Prior to this she served as Director for the Americas in the Office of Global Health Affairs in the U.S. Department of Health and Human Services. She also was a Senior Associate at HMA Associates, Inc. in Washington, DC, where she served as deputy director of a national HIV prevention project, overseeing and managing an integrated marketing health communications project for the Centers for Disease Control and Prevention (CDC); and Director of New Jersey's Center for Hispanic Policy Research and Development in the New Jersey State Department of Community Affairs.
Diaz has been able to combine her vast multi-sectorial experience into a parallel career as a private contractor focused on the development and execution of strategic expansion programs in the areas of health and education. She's fluent in English, Spanish and French and well versed in international health matters as well as domestic issues. Her knowledge transcends cultural, ethnic and political issues affecting health in the U.S. She understands well the intricacies of local, state and federal governments and international agencies.

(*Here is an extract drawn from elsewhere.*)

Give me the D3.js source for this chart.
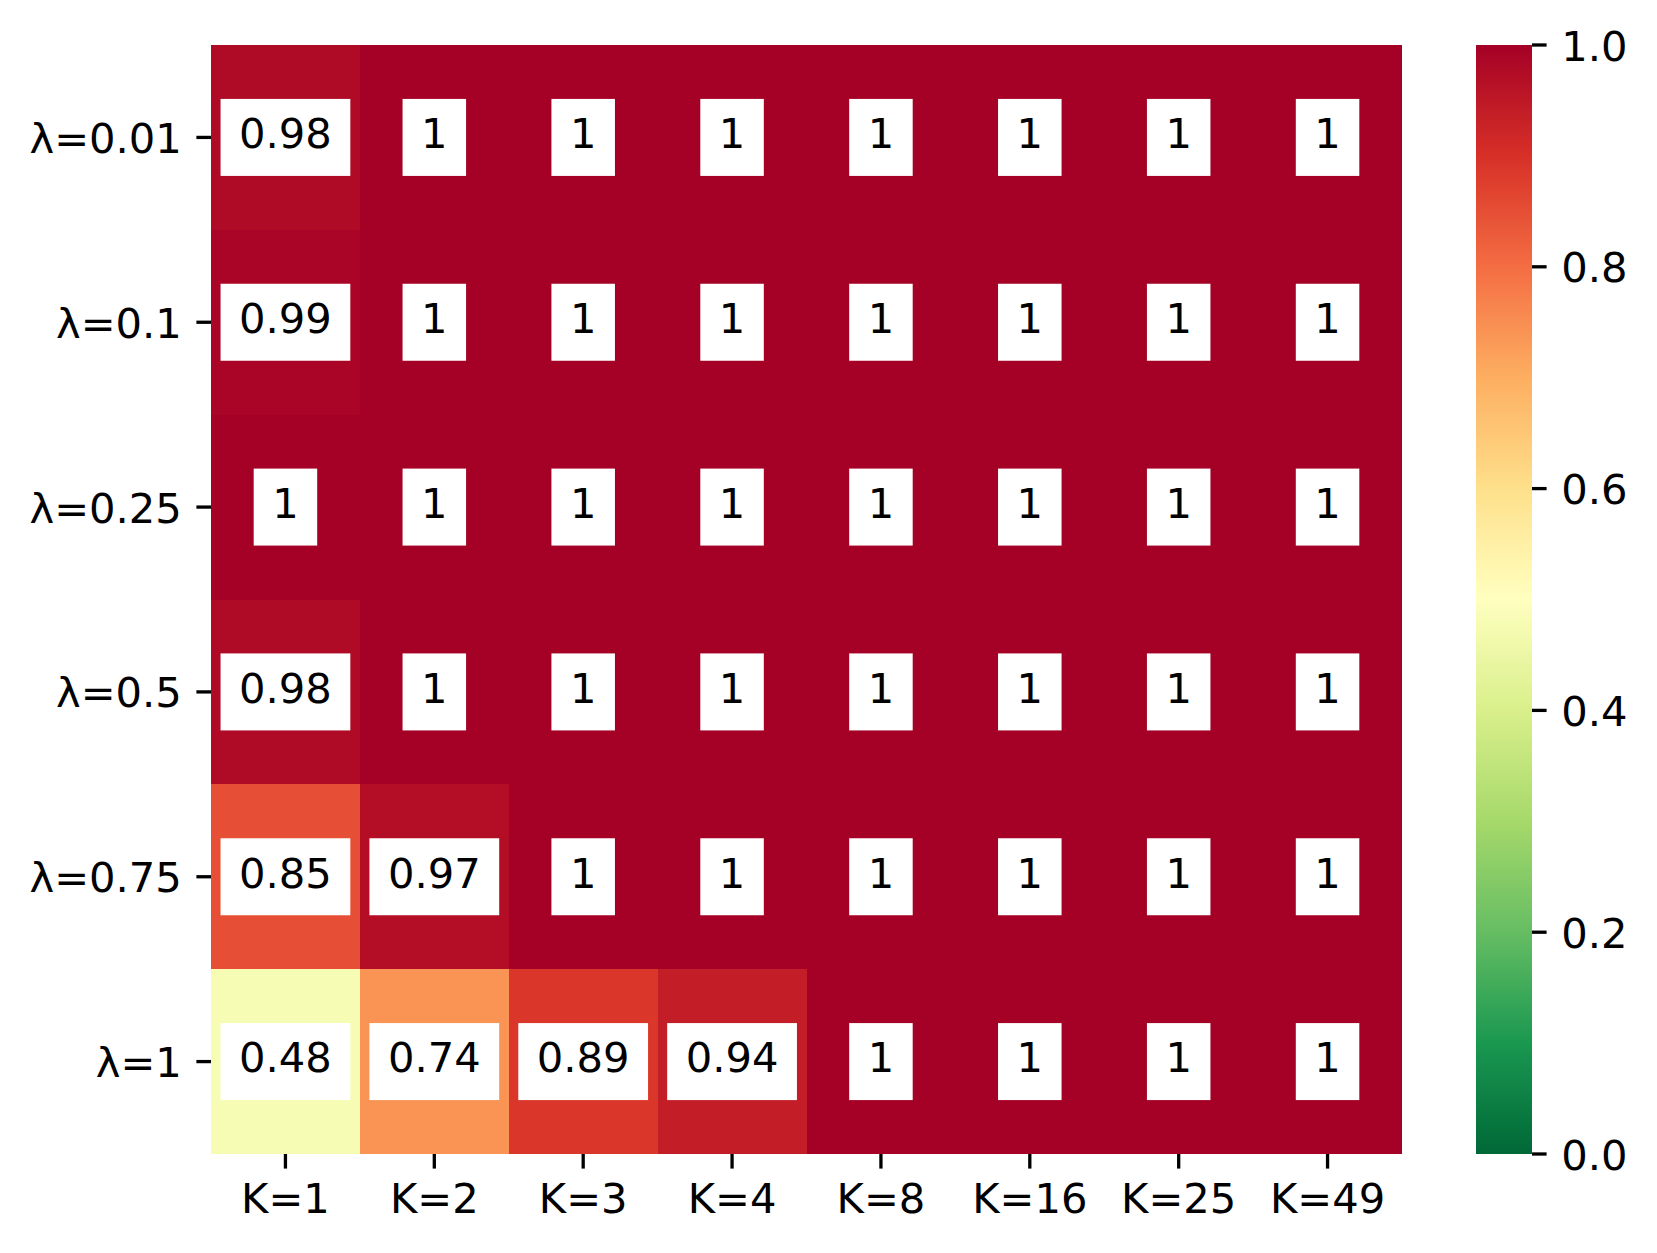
<!DOCTYPE html>
<html>
<head>
<meta charset="utf-8">
<script src="https://cdn.jsdelivr.net/npm/d3@7"></script>
<style>
html,body{margin:0;padding:0;background:#fff;}
svg{display:block;font-family:"DejaVu Sans",sans-serif;}
</style>
</head>
<body>
<svg id="chart" width="1657" height="1253"></svg>
<script>
const rowLabels = ["λ=0.01","λ=0.1","λ=0.25","λ=0.5","λ=0.75","λ=1"];
const colLabels = ["K=1","K=2","K=3","K=4","K=8","K=16","K=25","K=49"];
const values = [
  [0.98,1,1,1,1,1,1,1],
  [0.99,1,1,1,1,1,1,1],
  [1,1,1,1,1,1,1,1],
  [0.98,1,1,1,1,1,1,1],
  [0.85,0.97,1,1,1,1,1,1],
  [0.48,0.74,0.89,0.94,1,1,1,1]
];
const colorbarTicks = [0,0.2,0.4,0.6,0.8,1.0];
const rdylgn = ["#a50026","#d73027","#f46d43","#fdae61","#fee08b","#ffffbf","#d9ef8b","#a6d96a","#66bd63","#1a9850","#006837"];

const fs = 41.67;
const tickLen = 14.6, tickW = 3.3, pad = 14.6;
const L = 211, R = 1402, T = 45, B = 1154;
const cbL = 1476, cbR = 1532;

const svg = d3.select("#chart");
const interp = d3.piecewise(d3.interpolateRgb, rdylgn.slice().reverse()); // 0 -> green, 1 -> red
const color = d3.scaleSequential(interp).domain([0,1]);

const x = d3.scaleBand().domain(colLabels).range([L,R]).padding(0);
const y = d3.scaleBand().domain(rowLabels).range([T,B]).padding(0);

const cells = [];
values.forEach((row,i)=>row.forEach((v,j)=>cells.push({r:rowLabels[i],c:colLabels[j],v})));

// background in max color to avoid seams
svg.append("rect").attr("x",L).attr("y",T).attr("width",R-L).attr("height",B-T).attr("fill",color(1));
svg.append("g").attr("shape-rendering","crispEdges").selectAll("rect").data(cells).join("rect")
  .attr("x",d=>x(d.c)).attr("y",d=>y(d.r))
  .attr("width",x.bandwidth()).attr("height",y.bandwidth())
  .attr("fill",d=>color(d.v));

const fmt = d3.format(".2~g");
const ann = svg.append("g");
cells.forEach(d=>{
  const cx = x(d.c)+x.bandwidth()/2, cy = y(d.r)+y.bandwidth()/2;
  const g = ann.append("g");
  const rect = g.append("rect").attr("fill","#fff");
  const t = g.append("text").attr("x",cx).attr("y",cy+10.8)
    .attr("text-anchor","middle").attr("font-size",fs).attr("fill","#000")
    .text(fmt(d.v));
  const w = t.node().getComputedTextLength();
  rect.attr("x",cx-w/2-18.5).attr("width",w+37).attr("y",cy-38.5).attr("height",77);
});

// x axis
const xa = svg.append("g");
colLabels.forEach(c=>{
  const cx = x(c)+x.bandwidth()/2;
  xa.append("line").attr("x1",cx).attr("x2",cx).attr("y1",B).attr("y2",B+tickLen)
    .attr("stroke","#000").attr("stroke-width",tickW);
  xa.append("text").attr("x",cx).attr("y",1213).attr("text-anchor","middle")
    .attr("font-size",fs).text(c);
});
// y axis
const ya = svg.append("g");
rowLabels.forEach(r=>{
  const cy = y(r)+y.bandwidth()/2;
  ya.append("line").attr("x1",L-tickLen).attr("x2",L).attr("y1",cy).attr("y2",cy)
    .attr("stroke","#000").attr("stroke-width",tickW);
  ya.append("text").attr("x",L-tickLen-pad).attr("y",cy+15.5).attr("text-anchor","end")
    .attr("font-size",fs).text(r);
});

// colorbar
const defs = svg.append("defs");
const grad = defs.append("linearGradient").attr("id","cbgrad")
  .attr("x1",0).attr("y1",1).attr("x2",0).attr("y2",0);
d3.range(0,1.0001,0.01).forEach(t=>{
  grad.append("stop").attr("offset",t).attr("stop-color",color(t));
});
svg.append("rect").attr("x",cbL).attr("y",T).attr("width",cbR-cbL).attr("height",B-T)
  .attr("fill","url(#cbgrad)");
const cy = d3.scaleLinear().domain([0,1]).range([B,T]);
const cba = svg.append("g");
colorbarTicks.forEach(v=>{
  cba.append("line").attr("x1",cbR).attr("x2",cbR+tickLen).attr("y1",cy(v)).attr("y2",cy(v))
    .attr("stroke","#000").attr("stroke-width",tickW);
  cba.append("text").attr("x",cbR+tickLen+pad).attr("y",cy(v)+15.5)
    .attr("font-size",fs).text(d3.format(".1f")(v));
});
</script>
</body>
</html>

Born in Cuba, Diaz attended elementary school in Hudson County, New Jersey and graduated from Rutgers University. She holds a master's degree in Psychology and French; she also attended the Universite Francois Rabelais, in Tours, France; and for twelve years directed a study abroad program in Caen and Dijon, France. She's received numerous honors including being recognized twice by Hispanic Business Magazine as one of the 100 Most Influential Hispanics in the U.S.